Lipoproteins are the transport system for cholesterol (and other fats). There are five major groups of lipoproteins but I want to focus on the group that the doctors sometimes call ‘bad cholesterol’.

Lipoproteins are grouped by size. Low Density Lipoproteins or LDL particles are loosely packed (hence ‘low density’) and as a result, relatively large. LDL particles transport cholesterol manufactured in the liver out to the cells.

When a doctor says you have a bad cholesterol reading, she is talking about LDL being outside a target range (2.6 to 3.3 mmol/L). If you get too far out of that range (greater than 6.5 mmol/L), out will come the ‘script book and there is a good chance you will be prescribed a class of drugs called Statins (more on them in a later post) to lower your LDL cholesterol levels.

LDL particles also come in a range of sizes and people can be divided into two main groups according to which size is most common. Some people have mostly large LDL particles and some people have mostly small ones. The folks with the large particles are called Pattern A and the others, Pattern B. Whether you are Pattern A (large) or Pattern B (small) is largely a matter of genetics. If both your parents are Pattern A then you are more likely to be Pattern A and vice versa if they were both Pattern B.

Which pattern you are matters because if you are Pattern A, your LDL reading is not an indicator of the risk of heart disease. But Pattern B people are at considerable risk. It seems the small size of the Pattern B LDL particles means they are more easily embedded in the walls of blood vessels and this ultimately leads to the development of blockages.

In June 2000, Dr Krauss and his team over at the Lawrence Berkeley National Laboratory, Department of Molecular Medicine at UC-Berkeley published some very interesting results on experiments they had been doing on low-fat diets. What they found was that if you put a Pattern A person on an extreme low-fat diet (less than 25% of the Calories come from fat – the Pritikin diet for example, is 10%-15% fat), they change to Pattern B.

Let me just restate that because it is important. In June 2000, a study was published which showed that if you put some people on a low fat diet you INCREASED their risk of heart disease. This happened because you convert them from Pattern A (large) LDL to Pattern B (small) LDL particles. Did the media health experts forget to mention this as they merrily recommended low-fat foods?
As far as I can tell, Dr Krauss wasn’t concerned what else was in the diet, just that it was low fat. And this is where the article that started my little detour comes in. The schoolchildren paper from 2007 concludes:
“In school-age children, greater total and central adiposity [fatness] are associated with smaller LDL particle size and lower HDL cholesterol. Overweight children consume more fructose from sweets and sweetened drinks than do normal-weight children, and higher fructose intake predicts smaller LDL particle size.”

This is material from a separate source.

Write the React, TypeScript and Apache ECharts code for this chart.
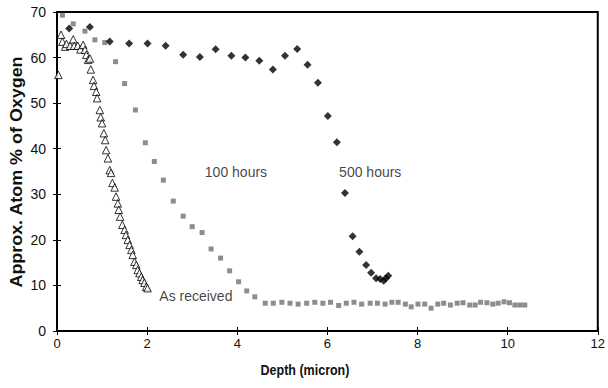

In other words, a child on a high fructose diet will have small (Pattern B) LDL particles and a child on a low fructose diet will not. Maybe the reason that Dr Krause’s low-fat diet was so destructive was not because of the fat itself but because the diet was by definition high carbohydrate (and therefore high fructose in our modern world)?

There’s a double whammy in all this. Most Low-fat foods you will encounter in the supermarket are higher in fructose than their full-fat equivalents. So whether it is the low-fat or the high fructose part of the diet that is causing the LDL particles to shrink, foods low in fat and high in fructose are probably not a good idea.

Unfortunately there are no cheap and easy tests for LDL particle size. But if this latest study is to be believed, maybe you don’t need to know.  Maybe all you need to know is that you can significantly reduce your risk of heart disease by not eating fructose. This is because this most recent study suggests that the amount of fructose in your diet so accurately predicts your LDL particle size (at least if you are a school age child).

This post has droned on for long enough so I won’t go into the studies that suggest that once again pre-menopausal women are protected from the effects of fructose on particle size. I’ll leave that for another day.